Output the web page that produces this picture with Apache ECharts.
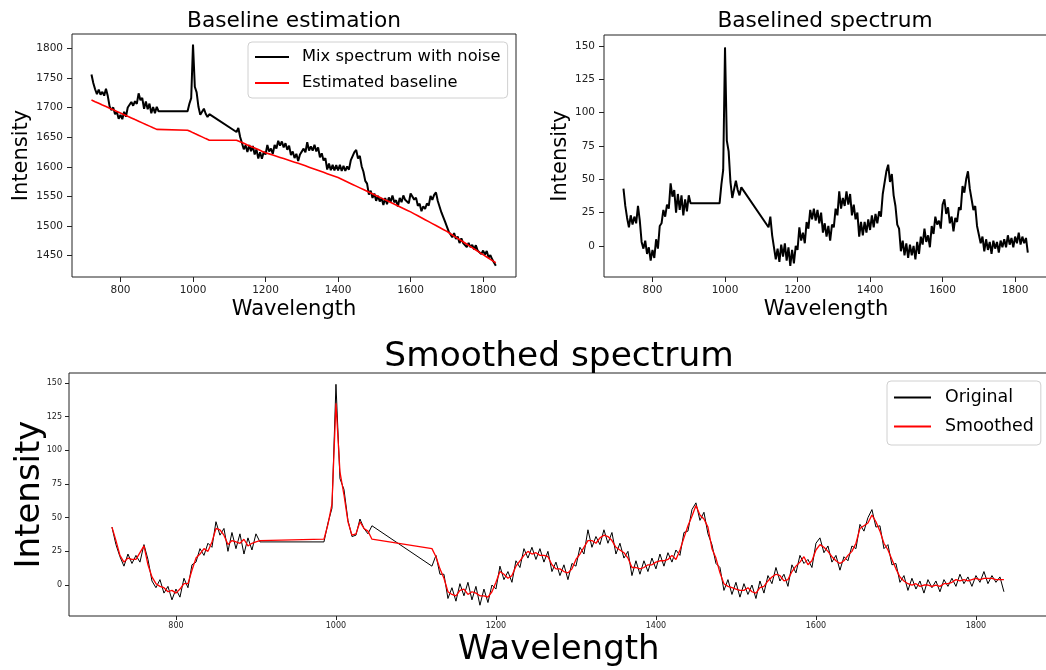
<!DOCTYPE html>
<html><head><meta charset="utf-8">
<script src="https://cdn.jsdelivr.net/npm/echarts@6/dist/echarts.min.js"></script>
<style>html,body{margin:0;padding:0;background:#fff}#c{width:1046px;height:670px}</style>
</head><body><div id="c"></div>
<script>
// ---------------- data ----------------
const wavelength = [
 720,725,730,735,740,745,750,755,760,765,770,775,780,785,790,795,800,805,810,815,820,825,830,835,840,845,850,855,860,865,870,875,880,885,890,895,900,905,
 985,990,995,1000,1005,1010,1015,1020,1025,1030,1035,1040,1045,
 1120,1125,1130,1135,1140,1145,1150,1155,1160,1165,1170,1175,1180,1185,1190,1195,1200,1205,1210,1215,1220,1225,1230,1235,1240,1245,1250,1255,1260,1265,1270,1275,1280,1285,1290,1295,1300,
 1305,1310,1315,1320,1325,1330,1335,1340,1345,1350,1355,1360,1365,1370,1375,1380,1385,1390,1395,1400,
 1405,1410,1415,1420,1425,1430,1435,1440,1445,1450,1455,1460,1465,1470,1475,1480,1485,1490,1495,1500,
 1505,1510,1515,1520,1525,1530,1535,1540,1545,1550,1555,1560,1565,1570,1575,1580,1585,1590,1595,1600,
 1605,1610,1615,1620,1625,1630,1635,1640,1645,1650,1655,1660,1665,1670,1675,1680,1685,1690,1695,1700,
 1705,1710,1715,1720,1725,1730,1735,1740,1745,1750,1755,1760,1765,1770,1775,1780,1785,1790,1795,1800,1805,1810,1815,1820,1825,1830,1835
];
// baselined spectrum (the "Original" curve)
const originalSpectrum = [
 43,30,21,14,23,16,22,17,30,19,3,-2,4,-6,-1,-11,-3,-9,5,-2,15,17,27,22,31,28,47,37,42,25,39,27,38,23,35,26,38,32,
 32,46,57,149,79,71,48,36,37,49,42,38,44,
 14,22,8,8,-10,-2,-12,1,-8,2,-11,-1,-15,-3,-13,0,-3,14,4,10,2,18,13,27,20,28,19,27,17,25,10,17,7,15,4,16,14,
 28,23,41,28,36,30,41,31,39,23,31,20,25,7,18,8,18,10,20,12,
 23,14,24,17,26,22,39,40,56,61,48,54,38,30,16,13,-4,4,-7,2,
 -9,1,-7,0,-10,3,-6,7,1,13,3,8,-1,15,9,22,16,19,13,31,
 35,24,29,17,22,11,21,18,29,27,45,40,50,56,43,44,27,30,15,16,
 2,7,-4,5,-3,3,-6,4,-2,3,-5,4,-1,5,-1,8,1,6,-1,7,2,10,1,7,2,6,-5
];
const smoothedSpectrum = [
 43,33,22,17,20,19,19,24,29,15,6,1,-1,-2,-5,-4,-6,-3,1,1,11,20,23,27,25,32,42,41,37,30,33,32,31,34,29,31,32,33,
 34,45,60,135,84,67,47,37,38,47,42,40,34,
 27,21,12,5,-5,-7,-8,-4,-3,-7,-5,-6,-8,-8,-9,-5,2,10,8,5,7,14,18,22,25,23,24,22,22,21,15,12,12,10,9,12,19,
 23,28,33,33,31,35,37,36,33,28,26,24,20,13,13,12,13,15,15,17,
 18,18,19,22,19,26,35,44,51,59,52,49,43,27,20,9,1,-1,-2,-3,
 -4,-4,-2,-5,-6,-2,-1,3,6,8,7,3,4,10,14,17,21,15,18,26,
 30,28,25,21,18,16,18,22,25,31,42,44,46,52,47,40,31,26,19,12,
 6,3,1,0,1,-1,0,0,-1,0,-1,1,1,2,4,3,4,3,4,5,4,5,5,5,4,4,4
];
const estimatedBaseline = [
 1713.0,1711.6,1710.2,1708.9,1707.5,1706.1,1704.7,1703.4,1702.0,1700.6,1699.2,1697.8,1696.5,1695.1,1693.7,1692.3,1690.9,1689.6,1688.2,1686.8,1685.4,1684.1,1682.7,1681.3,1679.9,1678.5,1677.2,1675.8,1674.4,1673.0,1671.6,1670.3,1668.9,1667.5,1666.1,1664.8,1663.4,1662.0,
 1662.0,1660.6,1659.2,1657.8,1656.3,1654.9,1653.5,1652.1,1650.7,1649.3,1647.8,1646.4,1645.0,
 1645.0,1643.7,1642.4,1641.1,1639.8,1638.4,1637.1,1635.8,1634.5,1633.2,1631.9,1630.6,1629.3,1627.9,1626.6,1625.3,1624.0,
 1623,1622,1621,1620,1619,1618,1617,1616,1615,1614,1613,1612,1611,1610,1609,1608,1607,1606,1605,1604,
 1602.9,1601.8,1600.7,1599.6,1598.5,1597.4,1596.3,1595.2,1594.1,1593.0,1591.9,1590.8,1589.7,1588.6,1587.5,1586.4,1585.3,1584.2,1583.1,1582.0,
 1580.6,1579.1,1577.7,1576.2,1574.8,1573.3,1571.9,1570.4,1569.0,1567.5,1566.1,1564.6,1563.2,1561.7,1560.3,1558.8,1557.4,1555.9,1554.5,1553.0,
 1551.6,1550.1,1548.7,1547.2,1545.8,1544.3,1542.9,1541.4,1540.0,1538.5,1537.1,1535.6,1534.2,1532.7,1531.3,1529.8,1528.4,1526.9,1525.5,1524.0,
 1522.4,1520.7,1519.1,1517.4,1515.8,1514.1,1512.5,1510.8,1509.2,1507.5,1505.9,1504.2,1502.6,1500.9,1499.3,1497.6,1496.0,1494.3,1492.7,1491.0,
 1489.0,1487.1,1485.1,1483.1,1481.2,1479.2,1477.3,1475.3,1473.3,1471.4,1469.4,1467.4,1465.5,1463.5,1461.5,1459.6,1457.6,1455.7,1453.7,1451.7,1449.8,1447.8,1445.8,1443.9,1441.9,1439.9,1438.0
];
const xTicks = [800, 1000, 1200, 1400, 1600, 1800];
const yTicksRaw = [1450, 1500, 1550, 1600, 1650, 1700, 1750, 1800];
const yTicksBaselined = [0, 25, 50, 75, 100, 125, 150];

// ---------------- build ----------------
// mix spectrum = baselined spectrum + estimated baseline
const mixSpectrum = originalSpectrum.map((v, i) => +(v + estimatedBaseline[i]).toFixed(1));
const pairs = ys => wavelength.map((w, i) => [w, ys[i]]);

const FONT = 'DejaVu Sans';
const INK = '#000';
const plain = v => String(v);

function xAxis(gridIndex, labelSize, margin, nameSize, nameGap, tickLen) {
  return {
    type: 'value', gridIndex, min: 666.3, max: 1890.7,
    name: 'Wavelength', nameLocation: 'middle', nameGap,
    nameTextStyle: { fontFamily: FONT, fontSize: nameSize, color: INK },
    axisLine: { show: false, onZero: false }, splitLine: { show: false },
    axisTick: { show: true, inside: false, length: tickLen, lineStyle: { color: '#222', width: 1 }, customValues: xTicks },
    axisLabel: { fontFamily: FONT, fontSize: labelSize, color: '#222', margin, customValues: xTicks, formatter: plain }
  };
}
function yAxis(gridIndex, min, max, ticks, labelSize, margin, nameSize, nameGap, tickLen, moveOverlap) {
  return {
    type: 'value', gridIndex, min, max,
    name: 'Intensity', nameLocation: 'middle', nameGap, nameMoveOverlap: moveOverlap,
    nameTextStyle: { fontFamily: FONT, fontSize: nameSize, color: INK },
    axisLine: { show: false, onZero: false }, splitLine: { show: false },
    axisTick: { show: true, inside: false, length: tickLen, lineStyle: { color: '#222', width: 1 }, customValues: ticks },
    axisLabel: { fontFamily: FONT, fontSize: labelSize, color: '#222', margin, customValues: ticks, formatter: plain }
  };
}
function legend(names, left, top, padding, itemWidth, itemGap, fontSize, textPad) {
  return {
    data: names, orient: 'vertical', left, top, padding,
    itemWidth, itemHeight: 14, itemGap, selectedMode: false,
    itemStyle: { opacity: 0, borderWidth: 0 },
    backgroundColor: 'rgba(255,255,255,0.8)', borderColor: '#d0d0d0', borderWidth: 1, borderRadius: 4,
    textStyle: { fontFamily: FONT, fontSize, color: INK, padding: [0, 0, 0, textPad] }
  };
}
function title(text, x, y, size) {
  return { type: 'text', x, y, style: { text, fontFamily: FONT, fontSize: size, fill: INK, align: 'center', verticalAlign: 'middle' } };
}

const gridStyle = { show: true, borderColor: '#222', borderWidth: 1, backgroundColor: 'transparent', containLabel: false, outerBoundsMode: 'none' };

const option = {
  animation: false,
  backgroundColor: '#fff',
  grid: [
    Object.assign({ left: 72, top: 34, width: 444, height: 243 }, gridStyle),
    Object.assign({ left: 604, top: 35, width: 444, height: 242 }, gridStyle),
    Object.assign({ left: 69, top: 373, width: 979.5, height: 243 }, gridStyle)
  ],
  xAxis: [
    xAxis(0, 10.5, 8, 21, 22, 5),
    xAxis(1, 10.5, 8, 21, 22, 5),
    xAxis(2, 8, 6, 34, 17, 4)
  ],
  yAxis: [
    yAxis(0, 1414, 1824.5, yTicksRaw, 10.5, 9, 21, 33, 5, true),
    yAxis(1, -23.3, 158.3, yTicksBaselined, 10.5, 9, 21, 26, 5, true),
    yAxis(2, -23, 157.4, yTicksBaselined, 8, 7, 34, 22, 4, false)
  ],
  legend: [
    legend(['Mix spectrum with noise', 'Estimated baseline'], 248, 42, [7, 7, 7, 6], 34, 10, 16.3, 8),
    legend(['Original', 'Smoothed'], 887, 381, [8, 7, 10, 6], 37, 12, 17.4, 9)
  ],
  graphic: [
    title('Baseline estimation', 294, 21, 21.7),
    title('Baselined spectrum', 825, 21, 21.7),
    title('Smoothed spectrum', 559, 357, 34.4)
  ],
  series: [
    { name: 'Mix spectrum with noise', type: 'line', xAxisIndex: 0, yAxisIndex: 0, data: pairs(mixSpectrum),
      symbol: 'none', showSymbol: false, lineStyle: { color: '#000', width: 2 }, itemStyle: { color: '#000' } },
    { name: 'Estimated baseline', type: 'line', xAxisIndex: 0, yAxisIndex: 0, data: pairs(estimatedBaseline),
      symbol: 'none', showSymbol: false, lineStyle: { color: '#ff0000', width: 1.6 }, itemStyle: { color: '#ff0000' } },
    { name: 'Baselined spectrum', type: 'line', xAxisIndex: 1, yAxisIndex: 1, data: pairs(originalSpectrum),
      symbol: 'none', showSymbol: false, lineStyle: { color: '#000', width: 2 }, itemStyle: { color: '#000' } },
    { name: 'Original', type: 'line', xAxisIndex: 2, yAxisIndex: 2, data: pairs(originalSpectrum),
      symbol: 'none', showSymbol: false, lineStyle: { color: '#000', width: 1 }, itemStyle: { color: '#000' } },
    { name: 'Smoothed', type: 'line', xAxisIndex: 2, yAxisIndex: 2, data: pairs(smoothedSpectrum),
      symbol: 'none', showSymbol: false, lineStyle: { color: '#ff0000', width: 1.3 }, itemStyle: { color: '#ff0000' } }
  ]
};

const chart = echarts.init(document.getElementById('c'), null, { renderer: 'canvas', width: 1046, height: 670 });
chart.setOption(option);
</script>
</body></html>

> [AIM OF THE EXERCISE]: Identify the lines of the data that contain the word "with". Copy each of them.

> [EXERCISE SOLUTION]:
Output the web page that produces this picture with Apache ECharts.
    legend(['Mix spectrum with noise', 'Estimated baseline'], 248, 42, [7, 7, 7, 6], 34, 10, 16.3, 8),
    { name: 'Mix spectrum with noise', type: 'line', xAxisIndex: 0, yAxisIndex: 0, data: pairs(mixSpectrum),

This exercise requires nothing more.